═════ GIVEN RECORDS ═════
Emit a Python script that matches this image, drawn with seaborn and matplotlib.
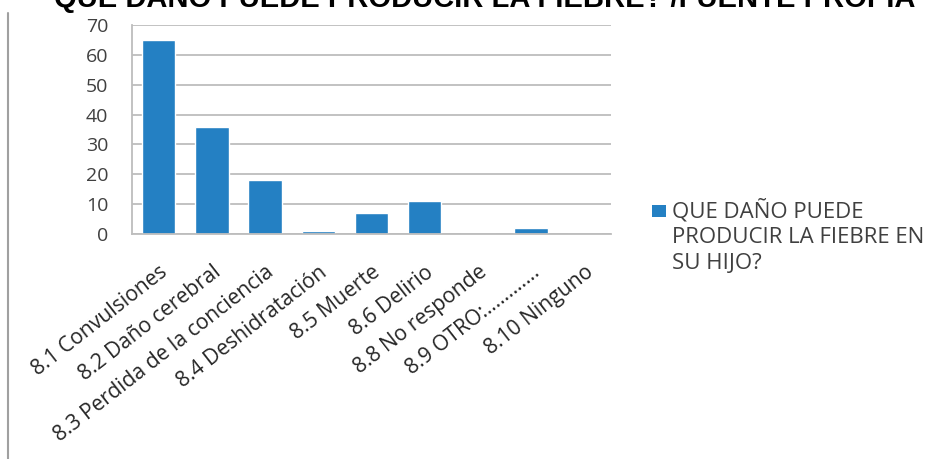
import matplotlib
matplotlib.use("Agg")
import matplotlib.pyplot as plt
import seaborn as sns
import pandas as pd
from matplotlib.lines import Line2D
from matplotlib.patches import Rectangle

categories = ["8.1 Convulsiones", "8.2 Daño cerebral", "8.3 Perdida de la conciencia",
              "8.4 Deshidratación", "8.5 Muerte", "8.6 Delirio", "8.8 No responde",
              "8.9 OTRO:…………", "8.10 Ninguno"]
values = [65, 36, 18, 1, 7, 11, 0, 2, 0]
series_name = "QUE DAÑO PUEDE\nPRODUCIR LA FIEBRE EN\nSU HIJO?"
title = "QUE DAÑO PUEDE PRODUCIR LA FIEBRE? /FUENTE PROPIA"
yticks = [0, 10, 20, 30, 40, 50, 60, 70]

BAR_COLOR = "#2480C3"
W, H = 935, 459

sns.set_style("white")
plt.rcParams['font.family'] = ['Open Sans', 'DejaVu Sans']

df = pd.DataFrame({"cat": categories, "val": values, "serie": series_name})

fig = plt.figure(figsize=(W / 100, H / 100), dpi=100)
ax = fig.add_axes([132 / W, 1 - 234 / H, 479 / W, 209 / H])
sns.barplot(data=df, x="cat", y="val", hue="serie", palette=[BAR_COLOR],
            width=0.63, ax=ax, legend=False, saturation=1)

ax.set_ylim(0, 70)
ax.set_yticks(yticks)
ax.set_xlim(-0.5, len(categories) - 0.5)
ax.yaxis.grid(True, color="#BDBDBD", linewidth=1.3)
ax.set_axisbelow(True)
ax.spines["right"].set_visible(False)
ax.spines["top"].set_visible(False)
ax.spines["left"].set_color("#BDBDBD")
ax.spines["bottom"].set_color("#BDBDBD")
ax.spines["left"].set_linewidth(1.3)
ax.spines["bottom"].set_linewidth(1.3)
ax.set_xlabel("")
ax.set_ylabel("")
ax.tick_params(axis="y", labelsize=14, colors="#404040", length=0, pad=17)
ax.tick_params(axis="x", length=0, pad=20)
ax.set_xticks(range(len(categories)))
ax.set_xticklabels(categories, rotation=38, ha="right", va="top",
                   rotation_mode="anchor", fontsize=15.2, color="#262626")

# legend
fig.patches.append(Rectangle((652 / W, 1 - 217 / H), 14 / W, 12 / H,
                             transform=fig.transFigure, facecolor=BAR_COLOR,
                             edgecolor="none"))
fig.text(672 / W, 1 - 199 / H, series_name, ha="left", va="top",
         fontsize=16, color="#404040", linespacing=1.3)

fig.text(485 / W, 1 - 7 / H, title, ha="center", va="baseline",
         fontsize=21, fontweight="bold", color="black",
         family=["Liberation Sans", "DejaVu Sans"])

fig.add_artist(Line2D([8 / W, 8 / W], [0, 1 - 13 / H], color="#A0A0A0",
                      linewidth=1.5, transform=fig.transFigure))

fig.savefig("out.png", dpi=100)
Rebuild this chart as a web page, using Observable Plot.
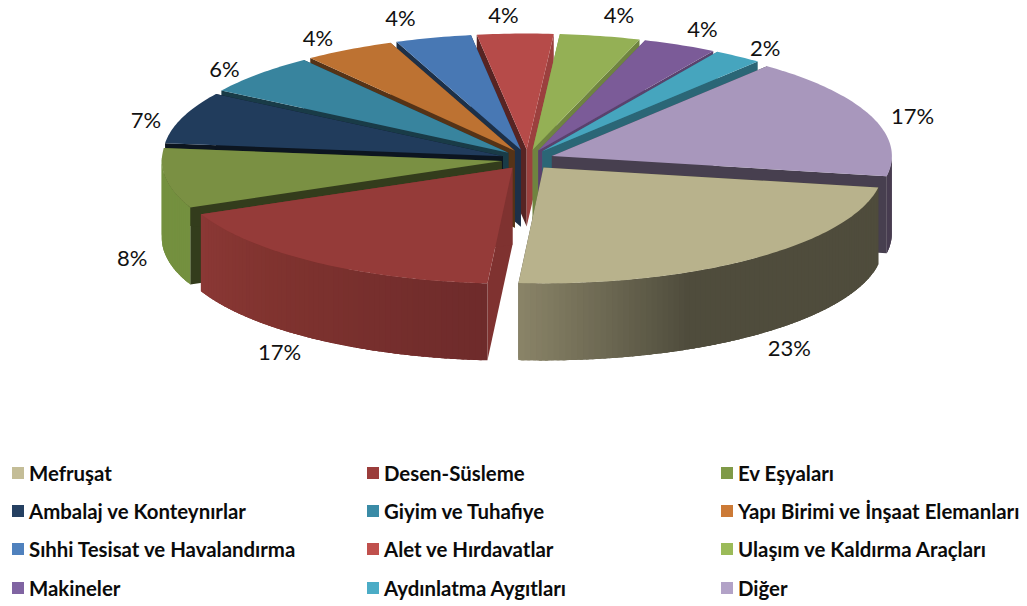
═════
- **STATED EXERCISE**
Repeat the listing in full and exactly. Do not include any images.

- **FULL ANSWER**
Emit a Python script that matches this image, drawn with seaborn and matplotlib.
import matplotlib
matplotlib.use("Agg")
import matplotlib.pyplot as plt
import seaborn as sns
import pandas as pd
from matplotlib.lines import Line2D
from matplotlib.patches import Rectangle

categories = ["8.1 Convulsiones", "8.2 Daño cerebral", "8.3 Perdida de la conciencia",
              "8.4 Deshidratación", "8.5 Muerte", "8.6 Delirio", "8.8 No responde",
              "8.9 OTRO:…………", "8.10 Ninguno"]
values = [65, 36, 18, 1, 7, 11, 0, 2, 0]
series_name = "QUE DAÑO PUEDE\nPRODUCIR LA FIEBRE EN\nSU HIJO?"
title = "QUE DAÑO PUEDE PRODUCIR LA FIEBRE? /FUENTE PROPIA"
yticks = [0, 10, 20, 30, 40, 50, 60, 70]

BAR_COLOR = "#2480C3"
W, H = 935, 459

sns.set_style("white")
plt.rcParams['font.family'] = ['Open Sans', 'DejaVu Sans']

df = pd.DataFrame({"cat": categories, "val": values, "serie": series_name})

fig = plt.figure(figsize=(W / 100, H / 100), dpi=100)
ax = fig.add_axes([132 / W, 1 - 234 / H, 479 / W, 209 / H])
sns.barplot(data=df, x="cat", y="val", hue="serie", palette=[BAR_COLOR],
            width=0.63, ax=ax, legend=False, saturation=1)

ax.set_ylim(0, 70)
ax.set_yticks(yticks)
ax.set_xlim(-0.5, len(categories) - 0.5)
ax.yaxis.grid(True, color="#BDBDBD", linewidth=1.3)
ax.set_axisbelow(True)
ax.spines["right"].set_visible(False)
ax.spines["top"].set_visible(False)
ax.spines["left"].set_color("#BDBDBD")
ax.spines["bottom"].set_color("#BDBDBD")
ax.spines["left"].set_linewidth(1.3)
ax.spines["bottom"].set_linewidth(1.3)
ax.set_xlabel("")
ax.set_ylabel("")
ax.tick_params(axis="y", labelsize=14, colors="#404040", length=0, pad=17)
ax.tick_params(axis="x", length=0, pad=20)
ax.set_xticks(range(len(categories)))
ax.set_xticklabels(categories, rotation=38, ha="right", va="top",
                   rotation_mode="anchor", fontsize=15.2, color="#262626")

# legend
fig.patches.append(Rectangle((652 / W, 1 - 217 / H), 14 / W, 12 / H,
                             transform=fig.transFigure, facecolor=BAR_COLOR,
                             edgecolor="none"))
fig.text(672 / W, 1 - 199 / H, series_name, ha="left", va="top",
         fontsize=16, color="#404040", linespacing=1.3)

fig.text(485 / W, 1 - 7 / H, title, ha="center", va="baseline",
         fontsize=21, fontweight="bold", color="black",
         family=["Liberation Sans", "DejaVu Sans"])

fig.add_artist(Line2D([8 / W, 8 / W], [0, 1 - 13 / H], color="#A0A0A0",
                      linewidth=1.5, transform=fig.transFigure))

fig.savefig("out.png", dpi=100)
Rebuild this chart as a web page, using Observable Plot.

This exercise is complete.